10 Winter Safety Tips for Your Family
It’s easy to keep safe during the cold months. By following a few tips, you can have a great time, no matter how much snow piles up outside! Tips provided from emergency response experts at savethechildren.org
1. Layer up.
Bitter cold and snow can cause frostbite. Dress your child in several layers, and make sure their head, neck and hands are covered. Dress babies and young children in one more layer than an adult would wear.
2. Check in on warmth.
Before kids head outside, tell them to come inside if they get wet or if they’re cold. Then keep watching them and checking in. They may want to continue playing outside even if they are wet or cold.
3. Beware of clothing hazards.
Scarves and hood strings can strangle smaller children so use other clothing to keep them warm.
4. Play it safe.
Even when roads are closed to traffic, it’s not safe to play or sled in the street. Visibility may be limited due to snow banks and ice on the roads makes braking difficult.
5. Use sunscreen.
Children and adults can still get sunburned in the winter. Sun can reflect off the snow, so apply sunscreen to exposed areas.
6. Prevent nosebleeds.
If your child suffers from minor winter nosebleeds, use a cold-air humidifier in their room. Saline nose drops can help keep their nose moist.
7. Use caution around fires.
Wood-burning stoves, fireplaces and outdoor fire-pits are cozy but can present danger – especially to small children. Use caution and put up protective gates when possible. If you’ve lost power or heat and are alternative heating methods like kerosene or electric heaters, be sure smoke detectors and carbon monoxide detectors are working.

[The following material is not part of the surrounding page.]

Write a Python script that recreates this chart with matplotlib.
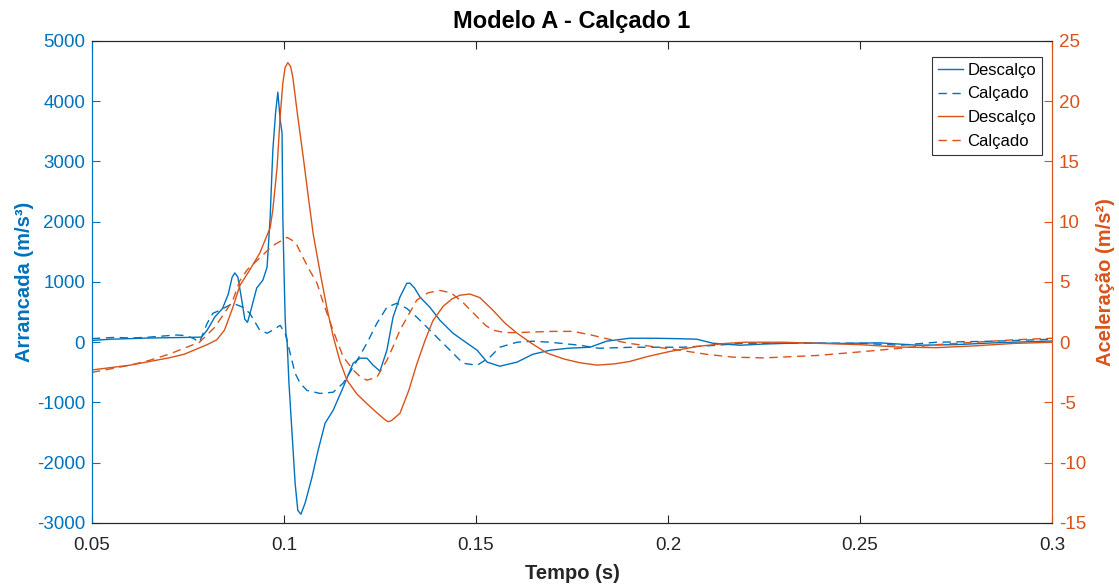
import matplotlib
matplotlib.use("Agg")
import matplotlib.pyplot as plt

plt.rcParams['font.family'] = ['Liberation Sans', 'DejaVu Sans']
plt.rcParams['axes.unicode_minus'] = False

BLUE = '#0072BD'
ORANGE = '#D95319'
DARK = '#262626'

# Arrancada (jerk), descalço
t_jerk_desc = [0.050, 0.055, 0.060, 0.065, 0.070, 0.075, 0.0785, 0.0800, 0.0820, 0.0840,
               0.0855, 0.0865, 0.0872, 0.0880, 0.0890, 0.0898, 0.0905, 0.0915, 0.0929, 0.0945,
               0.0956, 0.0964, 0.0971, 0.0978, 0.0984, 0.0990, 0.0995, 0.0997, 0.1000, 0.1003,
               0.1005, 0.1008, 0.1013, 0.1021, 0.1029, 0.1036, 0.1044, 0.1055, 0.1073, 0.1089,
               0.1107, 0.1128, 0.1154, 0.1180, 0.1198, 0.1216, 0.1232, 0.1250, 0.1268, 0.1284,
               0.1302, 0.1320, 0.1328, 0.1340, 0.1354, 0.1380, 0.1406, 0.1440, 0.1477, 0.1503,
               0.1529, 0.1562, 0.1607, 0.1648, 0.1693, 0.1740, 0.1797, 0.1840, 0.1900, 0.1960,
               0.2020, 0.2075, 0.2117, 0.2188, 0.2250, 0.2350, 0.2450, 0.2550, 0.2650, 0.2750,
               0.2850, 0.3000]
jerk_desc = [30, 50, 60, 70, 75, 80, 85, 200, 420, 560,
             800, 1080, 1150, 1080, 700, 380, 330, 560, 900, 1030,
             1245, 2075, 3190, 3800, 4150, 3700, 3470, 2075, 1200, 415,
             150, 33, -680, -1510, -2340, -2790, -2855, -2670, -2240, -1790,
             -1345, -1130, -750, -350, -265, -265, -380, -480, -133, 415,
             750, 980, 980, 900, 750, 580, 365, 150, -17, -133,
             -330, -398, -330, -200, -133, -100, -83, 17, 66, 66,
             60, 50, -17, -50, -30, -10, -20, -10, -50, -40,
             -10, 20]

# Arrancada (jerk), calçado
t_jerk_calc = [0.050, 0.053, 0.056, 0.060, 0.064, 0.068, 0.072, 0.0745, 0.0765, 0.0780,
               0.0800, 0.0815, 0.0833, 0.0867, 0.0893, 0.0911, 0.0937, 0.0956, 0.0971, 0.0990,
               0.1003, 0.1016, 0.1029, 0.1042, 0.1060, 0.1094, 0.1128, 0.1154, 0.1180, 0.1216,
               0.1242, 0.1268, 0.1294, 0.1320, 0.1346, 0.1380, 0.1406, 0.1440, 0.1466, 0.1503,
               0.1536, 0.1562, 0.1607, 0.1648, 0.1693, 0.1770, 0.1820, 0.1910, 0.2040, 0.2128,
               0.2195, 0.2344, 0.2500, 0.2604, 0.2700, 0.2850, 0.3000]
jerk_calc = [60, 70, 80, 70, 80, 100, 120, 110, 60, 0,
             315, 480, 530, 647, 580, 480, 200, 150, 200, 280,
             150, -180, -515, -680, -800, -850, -830, -680, -415, -17,
             315, 580, 647, 560, 415, 200, 33, -180, -349, -382,
             -250, -83, 0, 17, 0, -50, -100, -83, -83, -50,
             -17, -17, -17, -50, 0, 17, 50]

# Aceleração, descalço
t_acc_desc = [0.050, 0.055, 0.060, 0.065, 0.070, 0.074, 0.077, 0.080, 0.0825, 0.0845,
              0.0867, 0.0885, 0.0911, 0.0937, 0.0964, 0.0971, 0.0982, 0.0990, 0.0997, 0.1003,
              0.1010, 0.1017, 0.1023, 0.1036, 0.1050, 0.1062, 0.1076, 0.1094, 0.1112, 0.1128,
              0.1146, 0.1164, 0.1190, 0.1216, 0.1240, 0.1262, 0.1271, 0.1280, 0.1302, 0.1325,
              0.1346, 0.1368, 0.1388, 0.1415, 0.1438, 0.1458, 0.1484, 0.1510, 0.1544, 0.1575,
              0.1607, 0.1645, 0.1685, 0.1730, 0.1770, 0.1815, 0.1860, 0.1900, 0.1945, 0.2000,
              0.2076, 0.2150, 0.2200, 0.2300, 0.2400, 0.2500, 0.2600, 0.2700, 0.2800, 0.2900,
              0.3000]
acc_desc = [-2.3, -2.1, -1.9, -1.6, -1.3, -1.0, -0.6, -0.2, 0.2, 1.0,
            2.9, 4.7, 6.0, 7.4, 9.5, 11.0, 14.5, 18.7, 21.5, 22.8,
            23.2, 22.9, 22.0, 18.7, 15.4, 12.4, 9.0, 5.8, 2.8, 0.5,
            -1.6, -3.15, -4.3, -5.1, -5.8, -6.4, -6.6, -6.5, -5.9, -4.0,
            -1.8, 0.2, 1.8, 3.0, 3.6, 3.9, 4.0, 3.7, 2.66, 1.6,
            0.75, -0.1, -0.9, -1.4, -1.7, -1.9, -1.8, -1.6, -1.2, -0.8,
            -0.35, -0.1, 0.0, 0.0, -0.1, -0.2, -0.4, -0.45, -0.3, -0.1,
            0.0]

# Aceleração, calçado
t_acc_calc = [0.050, 0.055, 0.060, 0.065, 0.070, 0.074, 0.078, 0.082, 0.0855, 0.0867,
              0.0885, 0.0904, 0.0937, 0.0970, 0.1008, 0.1030, 0.1050, 0.1068, 0.1086, 0.1100,
              0.1112, 0.1130, 0.1154, 0.1180, 0.1200, 0.1216, 0.1242, 0.1268, 0.1285, 0.1302,
              0.1323, 0.1346, 0.1375, 0.1406, 0.1435, 0.1466, 0.1500, 0.1525, 0.1544, 0.1575,
              0.1610, 0.1650, 0.1700, 0.1753, 0.1800, 0.1857, 0.1900, 0.1970, 0.2031, 0.2100,
              0.2170, 0.2250, 0.2388, 0.2500, 0.2604, 0.2700, 0.2800, 0.2900, 0.3000]
acc_calc = [-2.5, -2.2, -1.9, -1.5, -1.0, -0.5, 0.0, 1.25, 2.9, 3.5,
            5.1, 6.0, 7.0, 8.0, 8.7, 8.3, 7.0, 5.9, 4.9, 3.5,
            2.4, 0.8, -1.2, -2.3, -2.9, -3.15, -2.9, -1.5, -0.3, 1.0,
            2.2, 3.5, 4.1, 4.3, 4.1, 3.3, 2.2, 1.4, 1.0, 0.8,
            0.8, 0.85, 0.9, 0.9, 0.6, 0.17, -0.1, -0.4, -0.66, -1.0,
            -1.24, -1.3, -1.1, -0.8, -0.5, -0.2, 0.0, 0.2, 0.33]

x_ticks = [0.05, 0.1, 0.15, 0.2, 0.25, 0.3]
x_tick_labels = ['0.05', '0.1', '0.15', '0.2', '0.25', '0.3']
jerk_ticks = [-3000, -2000, -1000, 0, 1000, 2000, 3000, 4000, 5000]
acc_ticks = [-15, -10, -5, 0, 5, 10, 15, 20, 25]

fig = plt.figure(figsize=(11.19, 5.85), dpi=100)
ax = fig.add_axes([0.0822, 0.106, 0.8579, 0.824])
ax2 = ax.twinx()

lw = 1.0
dash = (6, 4)
h1, = ax.plot(t_jerk_desc, jerk_desc, color=BLUE, lw=lw, label='Descalço')
h2, = ax.plot(t_jerk_calc, jerk_calc, color=BLUE, lw=lw, dashes=dash, label='Calçado')
h3, = ax2.plot(t_acc_desc, acc_desc, color=ORANGE, lw=lw, label='Descalço')
h4, = ax2.plot(t_acc_calc, acc_calc, color=ORANGE, lw=lw, dashes=dash, label='Calçado')

ax.set_xlim(0.05, 0.3)
ax.set_ylim(-3000, 5000)
ax2.set_ylim(-15, 25)
ax.set_xticks(x_ticks)
ax.set_xticklabels(x_tick_labels)
ax.set_yticks(jerk_ticks)
ax2.set_yticks(acc_ticks)

fs = 13.5
ax.tick_params(axis='x', direction='in', length=6, width=0.8, color=DARK,
               labelcolor=DARK, labelsize=fs, top=True, pad=10)
ax.tick_params(axis='y', direction='in', length=6, width=0.8, color=BLUE,
               labelcolor=BLUE, labelsize=fs, pad=5)
ax2.tick_params(axis='y', direction='in', length=6, width=0.8, color=ORANGE,
                labelcolor=ORANGE, labelsize=fs, pad=5)

for a in (ax, ax2):
    a.spines['top'].set_color(DARK)
    a.spines['bottom'].set_color(DARK)
    a.spines['left'].set_color(BLUE)
    a.spines['right'].set_color(ORANGE)
    for s in a.spines.values():
        s.set_linewidth(0.8)

ax.set_xlabel('Tempo (s)', fontsize=14.5, fontweight='bold', color=DARK, labelpad=7)
ax.set_ylabel('Arrancada (m/s³)', fontsize=14.5, fontweight='bold', color=BLUE, labelpad=2)
ax2.set_ylabel('Aceleração (m/s²)', fontsize=14.5, fontweight='bold', color=ORANGE, labelpad=7)
ax.set_title('Modelo A - Calçado 1', fontsize=17, fontweight='bold', color='black', pad=9)

leg = ax2.legend(handles=[h1, h2, h3, h4], loc='upper right',
                 bbox_to_anchor=(0.9895, 0.967), fontsize=12, frameon=True,
                 fancybox=False, edgecolor='black', handlelength=1.5,
                 handletextpad=0.25, borderpad=0.35, labelspacing=0.52,
                 borderaxespad=0.0)
leg.get_frame().set_linewidth(0.8)

fig.savefig('out.png', dpi=100, facecolor='white')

8. Watch for danger signs.
Signs of frostbite are pale, grey or blistered skin on the fingers, ears, nose, and toes. If you think your child has frostbite bring the child indoors and put the affected area in warm (not hot) water. Signs of hypothermia are shivering, slurred speech, and unusual clumsiness. If you think your child has hypothermia call 9-1-1 immediately.
9. Get trained and equipped.
Children should wear helmets when snowboarding, skiing, sledding or playing ice hockey. And to avoid injuries, teach children how to do the activity safely.
10. Keep them hydrated.
In drier winter air kids lose more water through their breath. Offer plenty of water, and try giving them warm drinks and soup for extra appeal.
Once outdoors, take precautions to keep your family safe. Accidents can easily occur in ice and snow
It’s easy to keep safe — and stay fit — during the cold months. By following a few tips, you can have a great time, no matter how much white stuff piles up outside.
Going on a Road Trip in Winter?
Make sure you have a first-aid kit, extra blankets, water, food, and gloves in the car.